• _GIVEN REQUEST_:
Write out the material exactly, with the pictures left out.

─── AVAILABLE DATA ───

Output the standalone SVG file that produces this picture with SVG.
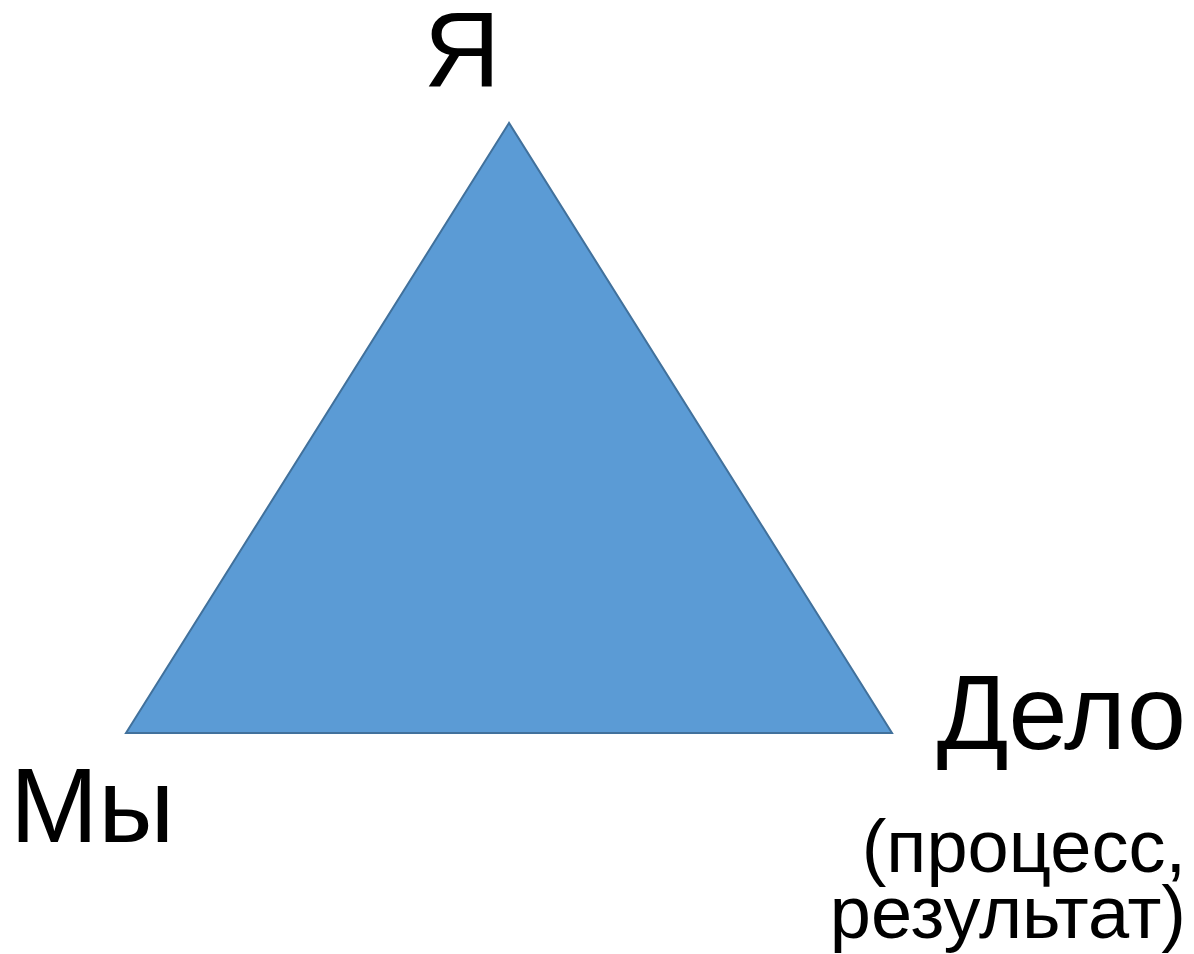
<svg xmlns="http://www.w3.org/2000/svg" width="1194" height="954" viewBox="0 0 1194 954">
<style>
text{font-family:"Liberation Sans",Arial,sans-serif;fill:#000}
.big{font-size:106px}
.small{font-size:74px}
</style>
<rect width="1194" height="954" fill="#fff"/>
<g id="triangle">
<polygon points="509,123 126,733 892,733" fill="#5B9BD5" stroke="#41719C" stroke-width="2" stroke-linejoin="miter"/>
</g>
<g id="label-ya"><text class="big" x="462" y="86" text-anchor="middle">Я</text></g>
<g id="label-my"><text class="big" x="10" y="842">Мы</text></g>
<g id="label-delo">
<text class="big" x="1186" y="749" text-anchor="end">Дело</text>
<text class="small" x="1186" y="872" text-anchor="end">(процесс,</text>
<text class="small" x="1186" y="938" text-anchor="end">результат)</text>
</g>
</svg>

───

• _THE REPLY_:
Output the standalone SVG file that produces this picture with SVG.
<svg xmlns="http://www.w3.org/2000/svg" width="1194" height="954" viewBox="0 0 1194 954">
<style>
text{font-family:"Liberation Sans",Arial,sans-serif;fill:#000}
.big{font-size:106px}
.small{font-size:74px}
</style>
<rect width="1194" height="954" fill="#fff"/>
<g id="triangle">
<polygon points="509,123 126,733 892,733" fill="#5B9BD5" stroke="#41719C" stroke-width="2" stroke-linejoin="miter"/>
</g>
<g id="label-ya"><text class="big" x="462" y="86" text-anchor="middle">Я</text></g>
<g id="label-my"><text class="big" x="10" y="842">Мы</text></g>
<g id="label-delo">
<text class="big" x="1186" y="749" text-anchor="end">Дело</text>
<text class="small" x="1186" y="872" text-anchor="end">(процесс,</text>
<text class="small" x="1186" y="938" text-anchor="end">результат)</text>
</g>
</svg>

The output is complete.